[Charts and diagrams as code]
────────────────
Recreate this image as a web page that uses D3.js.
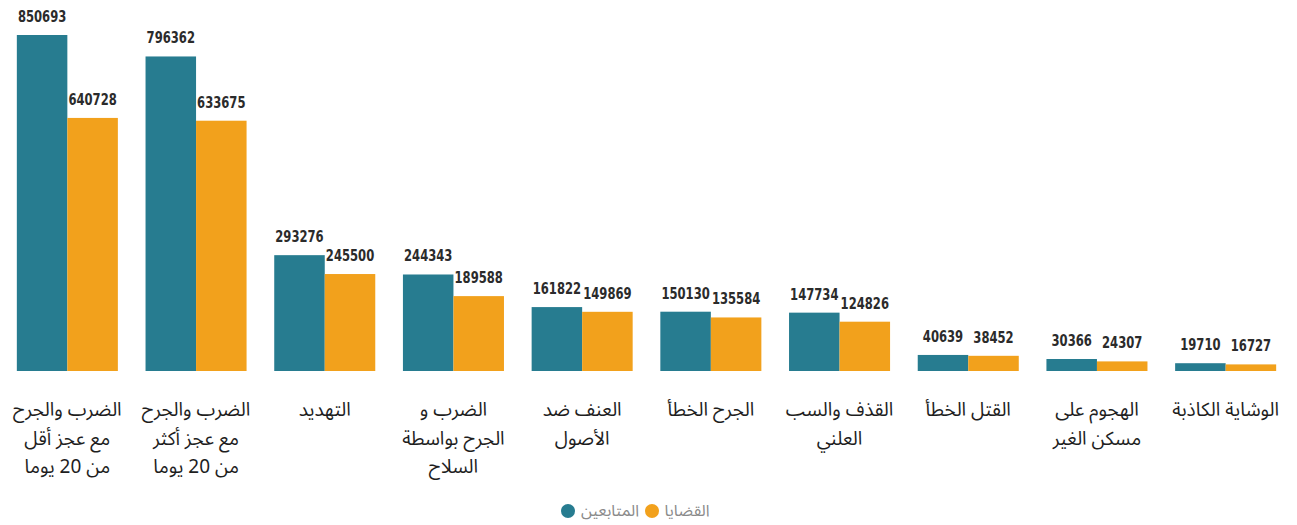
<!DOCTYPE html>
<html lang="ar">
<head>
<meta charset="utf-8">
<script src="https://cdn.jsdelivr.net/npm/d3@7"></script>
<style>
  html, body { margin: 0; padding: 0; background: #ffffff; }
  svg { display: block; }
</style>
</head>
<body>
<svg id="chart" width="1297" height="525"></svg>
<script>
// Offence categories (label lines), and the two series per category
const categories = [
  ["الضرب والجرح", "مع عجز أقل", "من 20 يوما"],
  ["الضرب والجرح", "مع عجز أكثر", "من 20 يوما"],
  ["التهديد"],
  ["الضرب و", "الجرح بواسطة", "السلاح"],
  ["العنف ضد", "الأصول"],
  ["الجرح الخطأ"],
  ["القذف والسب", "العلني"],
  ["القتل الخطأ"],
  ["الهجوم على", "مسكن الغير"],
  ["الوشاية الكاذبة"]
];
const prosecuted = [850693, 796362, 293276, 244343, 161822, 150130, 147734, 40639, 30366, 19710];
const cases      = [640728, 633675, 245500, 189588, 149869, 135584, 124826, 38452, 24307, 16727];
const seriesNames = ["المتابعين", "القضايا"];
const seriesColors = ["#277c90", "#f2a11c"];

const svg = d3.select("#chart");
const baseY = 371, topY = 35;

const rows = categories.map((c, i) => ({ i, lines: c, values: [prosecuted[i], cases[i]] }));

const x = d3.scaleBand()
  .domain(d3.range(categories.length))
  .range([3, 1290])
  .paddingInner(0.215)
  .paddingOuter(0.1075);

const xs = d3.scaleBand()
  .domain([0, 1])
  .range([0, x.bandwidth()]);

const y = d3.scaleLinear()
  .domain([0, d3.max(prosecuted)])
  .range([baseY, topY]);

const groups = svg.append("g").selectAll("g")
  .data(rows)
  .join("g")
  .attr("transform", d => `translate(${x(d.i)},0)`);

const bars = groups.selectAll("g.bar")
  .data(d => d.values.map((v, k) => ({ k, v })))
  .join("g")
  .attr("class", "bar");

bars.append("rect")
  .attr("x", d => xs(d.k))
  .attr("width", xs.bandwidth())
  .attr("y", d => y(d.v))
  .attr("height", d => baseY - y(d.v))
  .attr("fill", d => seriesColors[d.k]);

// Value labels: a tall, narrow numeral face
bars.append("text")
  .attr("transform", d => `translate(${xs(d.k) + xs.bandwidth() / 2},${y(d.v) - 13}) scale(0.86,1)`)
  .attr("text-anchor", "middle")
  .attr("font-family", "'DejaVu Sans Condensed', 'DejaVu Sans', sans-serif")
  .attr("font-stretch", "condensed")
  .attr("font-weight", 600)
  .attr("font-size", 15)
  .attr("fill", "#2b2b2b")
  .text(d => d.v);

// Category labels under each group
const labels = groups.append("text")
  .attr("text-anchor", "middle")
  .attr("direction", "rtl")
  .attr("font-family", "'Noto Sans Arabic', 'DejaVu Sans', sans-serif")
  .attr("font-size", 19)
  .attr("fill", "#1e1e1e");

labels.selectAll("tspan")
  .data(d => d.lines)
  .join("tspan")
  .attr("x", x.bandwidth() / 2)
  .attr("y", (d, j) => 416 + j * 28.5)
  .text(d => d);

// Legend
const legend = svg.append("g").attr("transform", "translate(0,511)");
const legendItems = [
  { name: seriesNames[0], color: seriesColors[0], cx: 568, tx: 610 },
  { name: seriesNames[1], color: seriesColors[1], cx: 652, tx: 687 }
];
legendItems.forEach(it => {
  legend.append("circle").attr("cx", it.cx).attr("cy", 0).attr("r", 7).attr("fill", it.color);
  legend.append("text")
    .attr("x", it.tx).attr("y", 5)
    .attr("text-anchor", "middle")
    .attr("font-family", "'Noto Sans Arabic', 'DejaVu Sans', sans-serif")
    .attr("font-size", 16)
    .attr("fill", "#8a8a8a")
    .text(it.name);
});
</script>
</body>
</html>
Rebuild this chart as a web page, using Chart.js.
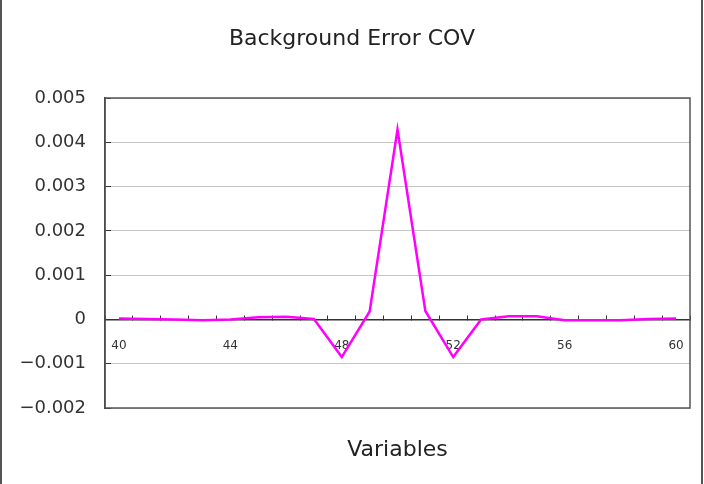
────────────────
THE TASK: Give the entries again word for word, but skip the pictures.

TASK RESPONSE:
Recreate this image as a web page that uses D3.js.
<!DOCTYPE html>
<html lang="ar">
<head>
<meta charset="utf-8">
<script src="https://cdn.jsdelivr.net/npm/d3@7"></script>
<style>
  html, body { margin: 0; padding: 0; background: #ffffff; }
  svg { display: block; }
</style>
</head>
<body>
<svg id="chart" width="1297" height="525"></svg>
<script>
// Offence categories (label lines), and the two series per category
const categories = [
  ["الضرب والجرح", "مع عجز أقل", "من 20 يوما"],
  ["الضرب والجرح", "مع عجز أكثر", "من 20 يوما"],
  ["التهديد"],
  ["الضرب و", "الجرح بواسطة", "السلاح"],
  ["العنف ضد", "الأصول"],
  ["الجرح الخطأ"],
  ["القذف والسب", "العلني"],
  ["القتل الخطأ"],
  ["الهجوم على", "مسكن الغير"],
  ["الوشاية الكاذبة"]
];
const prosecuted = [850693, 796362, 293276, 244343, 161822, 150130, 147734, 40639, 30366, 19710];
const cases      = [640728, 633675, 245500, 189588, 149869, 135584, 124826, 38452, 24307, 16727];
const seriesNames = ["المتابعين", "القضايا"];
const seriesColors = ["#277c90", "#f2a11c"];

const svg = d3.select("#chart");
const baseY = 371, topY = 35;

const rows = categories.map((c, i) => ({ i, lines: c, values: [prosecuted[i], cases[i]] }));

const x = d3.scaleBand()
  .domain(d3.range(categories.length))
  .range([3, 1290])
  .paddingInner(0.215)
  .paddingOuter(0.1075);

const xs = d3.scaleBand()
  .domain([0, 1])
  .range([0, x.bandwidth()]);

const y = d3.scaleLinear()
  .domain([0, d3.max(prosecuted)])
  .range([baseY, topY]);

const groups = svg.append("g").selectAll("g")
  .data(rows)
  .join("g")
  .attr("transform", d => `translate(${x(d.i)},0)`);

const bars = groups.selectAll("g.bar")
  .data(d => d.values.map((v, k) => ({ k, v })))
  .join("g")
  .attr("class", "bar");

bars.append("rect")
  .attr("x", d => xs(d.k))
  .attr("width", xs.bandwidth())
  .attr("y", d => y(d.v))
  .attr("height", d => baseY - y(d.v))
  .attr("fill", d => seriesColors[d.k]);

// Value labels: a tall, narrow numeral face
bars.append("text")
  .attr("transform", d => `translate(${xs(d.k) + xs.bandwidth() / 2},${y(d.v) - 13}) scale(0.86,1)`)
  .attr("text-anchor", "middle")
  .attr("font-family", "'DejaVu Sans Condensed', 'DejaVu Sans', sans-serif")
  .attr("font-stretch", "condensed")
  .attr("font-weight", 600)
  .attr("font-size", 15)
  .attr("fill", "#2b2b2b")
  .text(d => d.v);

// Category labels under each group
const labels = groups.append("text")
  .attr("text-anchor", "middle")
  .attr("direction", "rtl")
  .attr("font-family", "'Noto Sans Arabic', 'DejaVu Sans', sans-serif")
  .attr("font-size", 19)
  .attr("fill", "#1e1e1e");

labels.selectAll("tspan")
  .data(d => d.lines)
  .join("tspan")
  .attr("x", x.bandwidth() / 2)
  .attr("y", (d, j) => 416 + j * 28.5)
  .text(d => d);

// Legend
const legend = svg.append("g").attr("transform", "translate(0,511)");
const legendItems = [
  { name: seriesNames[0], color: seriesColors[0], cx: 568, tx: 610 },
  { name: seriesNames[1], color: seriesColors[1], cx: 652, tx: 687 }
];
legendItems.forEach(it => {
  legend.append("circle").attr("cx", it.cx).attr("cy", 0).attr("r", 7).attr("fill", it.color);
  legend.append("text")
    .attr("x", it.tx).attr("y", 5)
    .attr("text-anchor", "middle")
    .attr("font-family", "'Noto Sans Arabic', 'DejaVu Sans', sans-serif")
    .attr("font-size", 16)
    .attr("fill", "#8a8a8a")
    .text(it.name);
});
</script>
</body>
</html>
Rebuild this chart as a web page, using Chart.js.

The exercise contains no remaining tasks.